PRINCE LION-CUB SPEAKS A WORD FOR HIMSELF

Milk-teeth are all he has as yet, and most of his active hours are spent in kittenish play; but let something happen to displease him, and for a moment the lion cub gives a hint of the royal terror that will clothe him when he reaches maturity. The protesting youngster pictured on the cover of this issue of the SCIENCE NEWS LETTER was photographed by Hedda Walther for Paul Eippers book, “Animal Children. Copyright 1930, by the Viking Press, Inc., New York. Reproduced by permission.

EINSTEIN FINDS PAST EVENTS NOT KNOWABLE WITH CERTAINTY

Prof. Albert Einstein has concluded that past events of any sort cannot be described with precise certainty.

This amazing extension of the principles of the new physics is contained in a letter to the editor of the Physical Review, journal of the American Physical Society. Prof. Einstein, jointly with Prof. Richard C. Tolman and Dr. Boris Podolsky of the California Institute of Technology, wrote this communication just before he left Pasadena to return to Germany.

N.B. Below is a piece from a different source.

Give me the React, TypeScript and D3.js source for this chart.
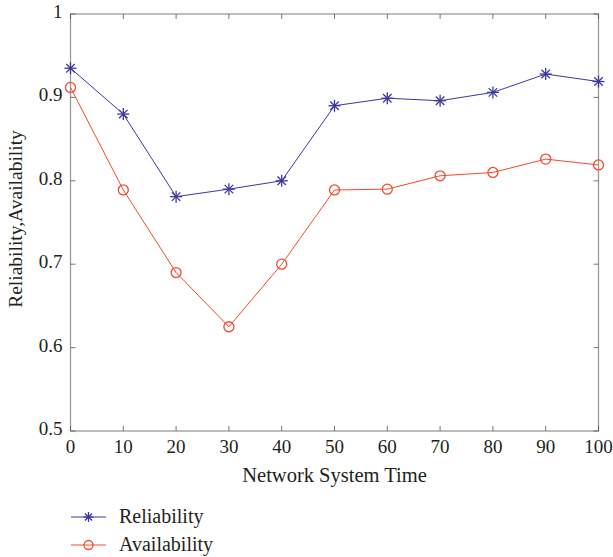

Not only does Prof. Einstein conclude that there is an uncertainty in the description of what has happened in the submicroscopic world with which the most recent theories of physics usually deal. He applies this disconcerting principle of uncertainty to such everyday happenings as the opening and closing of a shutter on a camera. We cannot know exactly just when a shutter opens or closes.

It is of special interest to emphasize the remarkable conclusion that the principles of quantum mechanics would actually impose limitations on the localization in time of a macroscopic phenomenon such as the opening and closing of a shutter, Prof. Einstein and his two colleagues write.

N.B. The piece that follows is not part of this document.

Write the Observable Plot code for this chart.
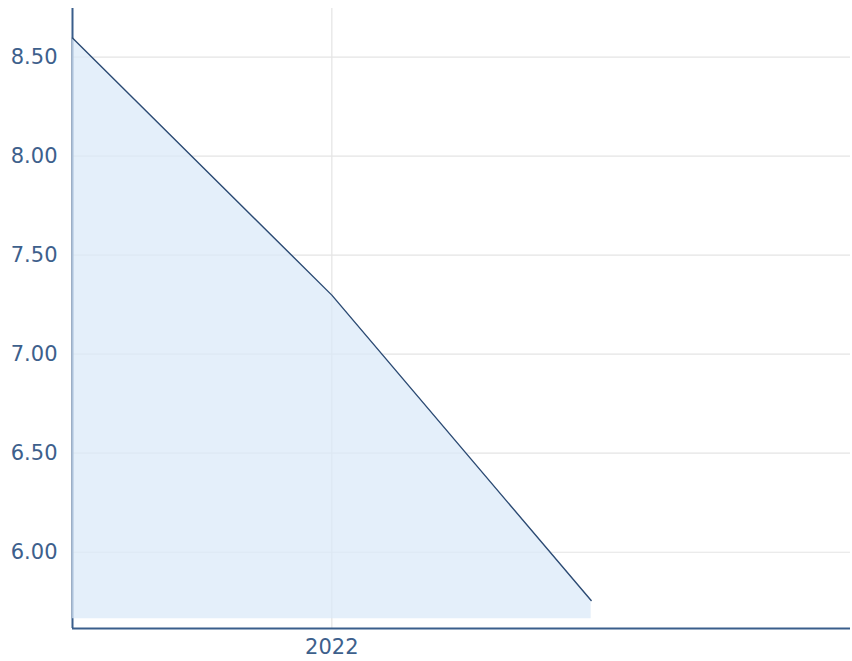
<!DOCTYPE html>
<html>
<head>
<meta charset="utf-8">
<script src="https://cdn.jsdelivr.net/npm/d3@7"></script>
<script src="https://cdn.jsdelivr.net/npm/@observablehq/plot@0.6"></script>
<style>
  html, body { margin: 0; padding: 0; background: #ffffff; }
  #chart svg { display: block; }
</style>
</head>
<body>
<div id="chart"></div>
<script>
// Data
const periods = [2021.5, 2022, 2022.5];
const values = [8.596, 7.298, 5.756];
const areaBase = 5.664;
const xTickValues = [2022];
const xTickLabels = ["2022"];
const yTickValues = [6.0, 6.5, 7.0, 7.5, 8.0, 8.5];
const xDomain = [2021.5, 2023];
const yDomain = [5.615, 8.745];

const data = periods.map((p, i) => ({period: p, value: values[i]}));

const axisColor = "#3a5e8b";
const textColor = "#3d608c";

const chart = Plot.plot({
  width: 852,
  height: 661,
  marginLeft: 72,
  marginRight: 2,
  marginTop: 8,
  marginBottom: 33,
  style: {
    fontFamily: "'DejaVu Sans', sans-serif",
    fontSize: "21px",
    background: "#ffffff",
    color: textColor
  },
  x: {domain: xDomain, label: null},
  y: {domain: yDomain, label: null},
  marks: [
    Plot.gridY(yTickValues, {stroke: "#e4e4e4", strokeOpacity: 1, strokeWidth: 1.2}),
    Plot.gridX(xTickValues, {stroke: "#e4e4e4", strokeOpacity: 1, strokeWidth: 1.2}),
    Plot.ruleX([xDomain[0]], {stroke: axisColor, strokeWidth: 2}),
    Plot.ruleY([yDomain[0]], {stroke: axisColor, strokeWidth: 2}),
    Plot.areaY(data, {x: "period", y1: () => areaBase, y2: "value", fill: "#d9e9f8", fillOpacity: 0.72}),
    Plot.lineY(data, {x: "period", y: "value", stroke: "#2b4a73", strokeWidth: 1.4}),
    Plot.axisY(yTickValues, {tickSize: 0, tickPadding: 15, tickFormat: d3.format(".2f"), fill: textColor, label: null}),
    Plot.axisX(xTickValues, {tickSize: 0, tickPadding: 11, tickFormat: (d, i) => xTickLabels[i], fill: textColor, label: null})
  ]
});

document.getElementById("chart").append(chart);
</script>
</body>
</html>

PHYSICISTS NOW SURE VIBRATIONS OCCUR IN HEART OF ATOM

Vibrations within the innermost core of the atom have been proved to exist by firing high-speed alpha rays into aluminum atoms, scientists of the Physical Institute of the University of Halle report.

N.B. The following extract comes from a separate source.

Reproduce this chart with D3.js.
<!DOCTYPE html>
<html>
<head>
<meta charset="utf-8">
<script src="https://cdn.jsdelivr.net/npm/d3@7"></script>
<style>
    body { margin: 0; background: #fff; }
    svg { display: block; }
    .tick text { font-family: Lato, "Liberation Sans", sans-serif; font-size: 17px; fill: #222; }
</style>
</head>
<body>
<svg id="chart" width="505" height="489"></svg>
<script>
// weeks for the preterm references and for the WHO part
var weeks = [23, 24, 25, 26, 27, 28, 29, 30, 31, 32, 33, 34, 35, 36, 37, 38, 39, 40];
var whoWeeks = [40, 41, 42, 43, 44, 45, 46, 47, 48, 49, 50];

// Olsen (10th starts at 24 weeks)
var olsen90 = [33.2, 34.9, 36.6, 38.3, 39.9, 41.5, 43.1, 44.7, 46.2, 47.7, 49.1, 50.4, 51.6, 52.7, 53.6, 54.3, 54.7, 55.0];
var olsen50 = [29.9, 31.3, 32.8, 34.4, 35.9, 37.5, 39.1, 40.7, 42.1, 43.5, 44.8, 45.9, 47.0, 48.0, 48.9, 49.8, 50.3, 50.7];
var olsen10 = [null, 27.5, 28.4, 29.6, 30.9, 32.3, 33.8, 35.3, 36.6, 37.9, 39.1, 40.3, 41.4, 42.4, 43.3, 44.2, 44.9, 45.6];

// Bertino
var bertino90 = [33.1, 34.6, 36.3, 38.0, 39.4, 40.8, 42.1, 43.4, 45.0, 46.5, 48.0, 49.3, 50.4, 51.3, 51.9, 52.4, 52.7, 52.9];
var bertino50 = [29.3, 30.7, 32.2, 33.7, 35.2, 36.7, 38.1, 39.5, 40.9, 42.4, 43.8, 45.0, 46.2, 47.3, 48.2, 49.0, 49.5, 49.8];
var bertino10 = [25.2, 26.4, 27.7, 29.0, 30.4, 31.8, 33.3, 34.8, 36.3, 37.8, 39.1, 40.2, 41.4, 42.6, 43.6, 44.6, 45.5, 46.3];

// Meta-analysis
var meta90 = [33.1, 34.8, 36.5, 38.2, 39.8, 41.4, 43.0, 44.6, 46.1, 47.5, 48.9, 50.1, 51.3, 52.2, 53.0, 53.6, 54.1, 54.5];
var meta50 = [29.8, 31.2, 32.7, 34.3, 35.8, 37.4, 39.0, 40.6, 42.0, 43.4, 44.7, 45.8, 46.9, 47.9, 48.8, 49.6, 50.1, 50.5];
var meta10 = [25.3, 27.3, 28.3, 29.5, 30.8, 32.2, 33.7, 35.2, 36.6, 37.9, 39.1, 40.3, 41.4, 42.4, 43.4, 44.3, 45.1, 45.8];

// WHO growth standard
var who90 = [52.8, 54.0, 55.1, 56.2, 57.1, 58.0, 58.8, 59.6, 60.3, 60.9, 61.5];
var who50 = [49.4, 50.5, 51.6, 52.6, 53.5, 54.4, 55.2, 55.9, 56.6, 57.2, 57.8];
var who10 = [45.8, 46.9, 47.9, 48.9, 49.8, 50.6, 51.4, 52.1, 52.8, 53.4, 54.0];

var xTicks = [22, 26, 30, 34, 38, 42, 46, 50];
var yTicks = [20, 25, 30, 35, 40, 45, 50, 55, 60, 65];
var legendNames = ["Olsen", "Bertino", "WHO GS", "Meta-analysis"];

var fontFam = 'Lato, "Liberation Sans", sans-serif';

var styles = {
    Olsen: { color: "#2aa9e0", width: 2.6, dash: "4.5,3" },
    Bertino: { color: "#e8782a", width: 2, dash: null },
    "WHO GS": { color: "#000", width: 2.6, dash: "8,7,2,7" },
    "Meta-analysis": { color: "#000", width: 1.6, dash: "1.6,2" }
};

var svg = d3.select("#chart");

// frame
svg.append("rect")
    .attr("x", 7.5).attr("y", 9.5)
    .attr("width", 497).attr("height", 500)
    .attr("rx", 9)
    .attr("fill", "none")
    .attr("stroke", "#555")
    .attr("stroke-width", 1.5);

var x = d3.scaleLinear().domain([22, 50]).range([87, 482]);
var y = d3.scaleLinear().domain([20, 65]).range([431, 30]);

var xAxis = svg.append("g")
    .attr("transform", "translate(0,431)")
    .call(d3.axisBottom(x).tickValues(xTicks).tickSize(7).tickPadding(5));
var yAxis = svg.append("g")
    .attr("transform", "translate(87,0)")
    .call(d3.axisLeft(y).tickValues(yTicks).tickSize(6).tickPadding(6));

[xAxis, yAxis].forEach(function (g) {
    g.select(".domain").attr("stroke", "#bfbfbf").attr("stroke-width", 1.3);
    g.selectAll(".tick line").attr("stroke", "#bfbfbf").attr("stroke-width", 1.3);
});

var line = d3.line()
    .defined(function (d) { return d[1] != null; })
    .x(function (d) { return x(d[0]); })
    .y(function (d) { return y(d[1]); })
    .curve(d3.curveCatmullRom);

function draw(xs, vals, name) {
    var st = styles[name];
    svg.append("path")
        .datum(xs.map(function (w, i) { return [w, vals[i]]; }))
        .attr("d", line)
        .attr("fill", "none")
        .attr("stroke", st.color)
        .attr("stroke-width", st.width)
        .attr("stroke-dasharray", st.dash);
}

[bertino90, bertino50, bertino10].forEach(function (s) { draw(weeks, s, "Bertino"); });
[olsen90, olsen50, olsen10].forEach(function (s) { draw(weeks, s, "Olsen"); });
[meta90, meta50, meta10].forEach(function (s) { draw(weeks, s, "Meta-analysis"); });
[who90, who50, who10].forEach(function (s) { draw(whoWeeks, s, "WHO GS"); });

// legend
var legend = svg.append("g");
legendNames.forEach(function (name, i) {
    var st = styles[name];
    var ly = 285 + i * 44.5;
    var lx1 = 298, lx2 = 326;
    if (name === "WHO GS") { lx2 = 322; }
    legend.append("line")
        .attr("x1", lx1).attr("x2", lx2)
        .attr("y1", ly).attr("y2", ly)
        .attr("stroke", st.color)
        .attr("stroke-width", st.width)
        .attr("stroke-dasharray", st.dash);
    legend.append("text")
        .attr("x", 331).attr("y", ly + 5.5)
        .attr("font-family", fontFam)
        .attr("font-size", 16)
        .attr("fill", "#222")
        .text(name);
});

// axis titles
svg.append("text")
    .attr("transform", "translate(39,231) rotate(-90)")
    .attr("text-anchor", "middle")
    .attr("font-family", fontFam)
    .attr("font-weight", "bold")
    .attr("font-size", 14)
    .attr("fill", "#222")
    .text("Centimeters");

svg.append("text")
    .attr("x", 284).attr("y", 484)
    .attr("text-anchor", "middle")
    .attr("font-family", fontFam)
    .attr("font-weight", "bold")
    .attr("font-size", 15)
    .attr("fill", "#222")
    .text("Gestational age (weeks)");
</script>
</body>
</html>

The capture of a helium bullet by the excessively small heart or nucleus of an aluminum atom has been used in this work by Dr. H. Pose and Prof. G. Hoffman to probe the last great secret of the structure of matter. For the collision of the alpha particle with the aluminum atoms is the signal for the ejection from the aluminum nucleus of a still faster kind of rays, the proton rays.